I will skip discussing the AC/DC debate- as it could sound as that joke in "Dogma" (the Kevin Smith movie): show everybody a movie with Charlton Heston playing Moses, and everybody is an instant theologist.

Switching to a more practical side: do you remember the time when GSM model had a different power adapted and powerplug?

Adapting to few standards had the side-effect of cutting a revenue stream for mobile phone manufacturers- but, at the same time, this simplified use of mobiles- worldwide.

In our times, we do not need to have "one size fits all" connections- we are able to be more flexible.

And the key issue in avoiding creating a "frozen in time" smart city (an oxymoron, frankly) is to enable interoperability without removing flexibility.

As I wrote this morning on Linkedin (sharing an article from a local newspaper): "#attracting and #fostering #innovation in #Turin (and, by extension, #Italy)?

Accept that more innovation evolving from the current monolithic and tribal approach requires different perception of reality: competition, not "one voice, one truth"

Moreover while trying to design the future, not to replicate the past..." (https://www.linkedin.com/posts/robertolofaro_attracting-fostering-innovation-activity-6564473585451233280-ZxM7)

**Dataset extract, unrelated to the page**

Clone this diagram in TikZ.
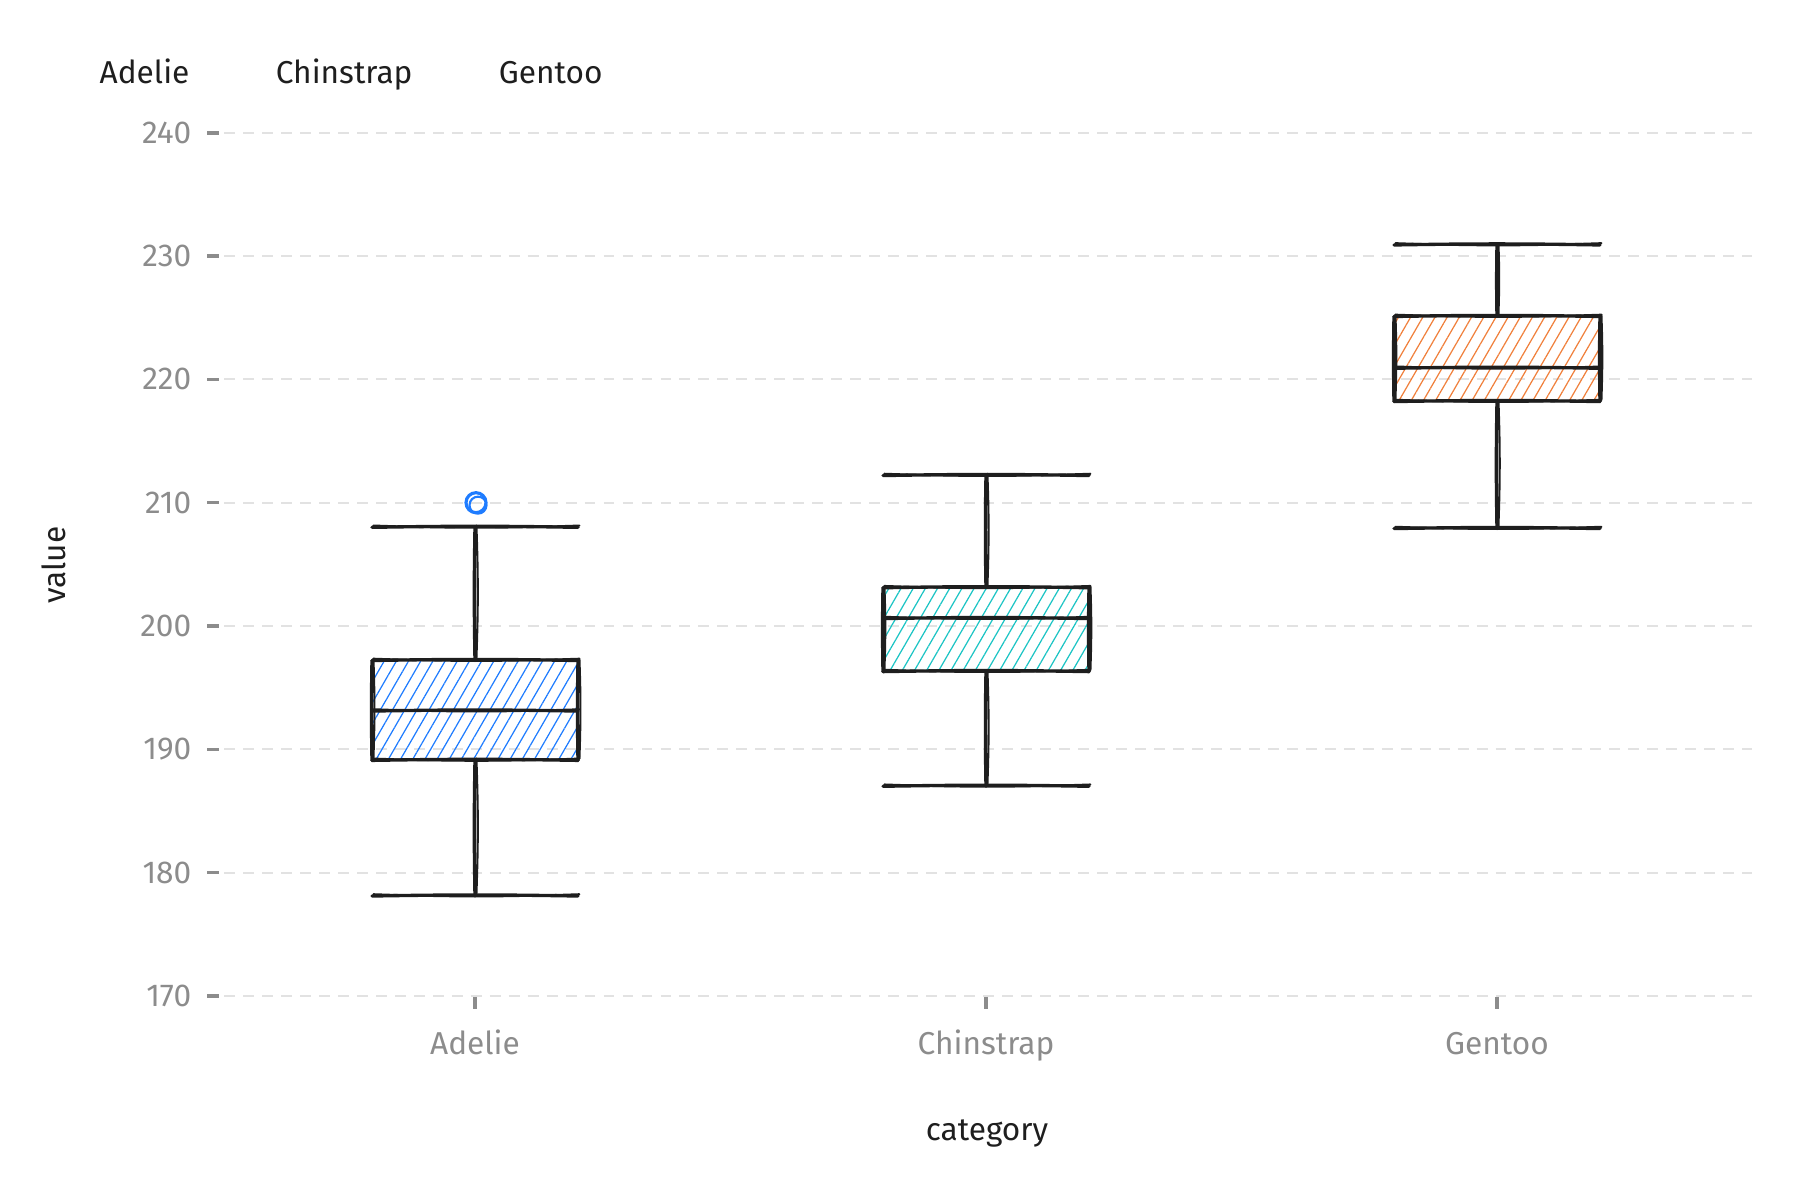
\documentclass[tikz,border=0pt]{standalone}
\usepackage{fontspec}
\setmainfont{Fira Sans}
\usepackage{tikz}
\usetikzlibrary{positioning}
\usetikzlibrary{patterns.meta}
\definecolor{ink}{HTML}{1E1E1E}
\definecolor{axisgray}{HTML}{8C8C8C}
\definecolor{gridgray}{HTML}{E2E2E2}
\definecolor{adelieblue}{HTML}{1F7CFF}
\definecolor{chinteal}{HTML}{1CC4C4}
\definecolor{gentooorange}{HTML}{F0803C}
\tikzset{
    hachure/.style={pattern={Lines[angle=60,distance=3pt,line width=0.35pt]}, pattern color=#1},
    stroke/.style={ink, line width=0.95pt, line cap=round},
}
% two strokes per line, for the sketchy look
\newcommand{\rough}[2]{
    \draw[stroke] #1 to[bend left=1] #2;
    \draw[stroke, line width=0.6pt, xshift=0.4pt, yshift=0.5pt] #1 to[bend right=2] #2;
}
% x, low, q1, median, q3, high, colour
\newcommand{\boxplot}[7]{
    \fill[hachure=#7] (#1-1.03,#3) rectangle (#1+1.03,#5);
    \rough{(#1,#2)}{(#1,#3)}
    \rough{(#1,#5)}{(#1,#6)}
    \rough{(#1-1.03,#2)}{(#1+1.03,#2)}
    \rough{(#1-1.03,#6)}{(#1+1.03,#6)}
    \rough{(#1-1.03,#3)}{(#1+1.03,#3)}
    \rough{(#1-1.03,#4)}{(#1+1.03,#4)}
    \rough{(#1-1.03,#5)}{(#1+1.03,#5)}
    \rough{(#1-1.03,#3)}{(#1-1.03,#5)}
    \rough{(#1+1.03,#3)}{(#1+1.03,#5)}
}

\begin{document}
\begin{tikzpicture}[
        every node/.style={font=\fontsize{9}{11}\selectfont},
        legend/.style={inner sep=0pt, text=ink, node distance=0.85cm},
        ticklabel/.style={inner sep=0pt, text=axisgray},
        grid/.style={gridgray, line width=0.6pt, dash pattern=on 3.1pt off 2.3pt},
        tick/.style={axisgray, line width=1pt},
    ]
    \useasboundingbox (0,0) rectangle (18,12);

    \node[legend, anchor=base west] (LA) at (0.99,11.16) {Adelie};
    \node[legend]                   (LC) [base right=of LA] {Chinstrap};
    \node[legend]                   (LG) [base right=of LC] {Gentoo};

    \begin{scope}[y=0.1233cm, yshift=-18.921cm]
        \foreach \v in {170,180,...,240} {
            \draw[grid] (2.24,\v) -- (17.52,\v);
            \draw[tick] (2.07,\v) -- (2.19,\v);
            \node[ticklabel, anchor=east] (Y\v) at (1.92,\v) {\v};
        }

        \boxplot{4.75}{178.1}{189.1}{193.1}{197.2}{208.0}{adelieblue}
        \boxplot{9.86}{187.0}{196.3}{200.6}{203.1}{212.2}{chinteal}
        \boxplot{14.97}{207.9}{218.2}{220.9}{225.1}{230.9}{gentooorange}

        % outlier
        \draw[adelieblue, line width=0.9pt] (4.76,210) circle [radius=0.1cm];
        \draw[adelieblue, line width=0.6pt] (4.78,209.8) circle [radius=0.085cm];
    \end{scope}

    \foreach \x/\name in {4.75/Adelie, 9.86/Chinstrap, 14.97/Gentoo} {
        \draw[tick] (\x,2.03) -- (\x,1.91);
        \node[ticklabel, anchor=base] (X\name) at (\x,1.45) {\name};
    }

    \node[text=ink, anchor=base] (XT) at (9.87,0.6) {category};
    \node[text=ink, rotate=90] (YT) at (0.54,6.35) {value};
\end{tikzpicture}
\end{document}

Back to the title: #attracting #innovators and #merging #cultures - reinventing the European Detroit without squandering goodwill

A smart city that would like to be an "open smart city lab", and not just a specimen, will require a continuous supply of innovators- not just because they pass some fancical exam that marks them as "innovators" toward some static (or self-referential) innovation framework (a local habit, here).

But because the continuous ability to let "bubbles" surface and try to connect with other "bubbles" in new ways will generate new options.

A surefire way to kill this would be to "KPI it to death" too early and toward, again, a static framework of reference.

As I saw already in some specific industries between the early 1990s and early 2000s, the number of products and startups and concepts that will fail is not that much relevant.

And it is equally not that much relevant (or adequate) if something proposed is just economically viable.

It is not a new concept for some of my readers: but the idea is actually that the innovation engine will generate products and services that not necessarily are "economically viable" per se- but cover a micro-segment that the specific social model adopted considers "socially viable/desirable" (e.g. e-inclusion within the European Union https://ec.europa.eu/digital-single-market/en/digital-inclusion-better-eu-society).

What matters is to keep the wheels spinning and having at least a few that will cover the costs and generate worthwhile benefits.

Obviously, all this would require a different model of governance and funding.

Remember that, as a book about marketing online said over a decade ago... a dissatisfied customer (in this case, innovator) will share a negative experience more often than a satisfied one.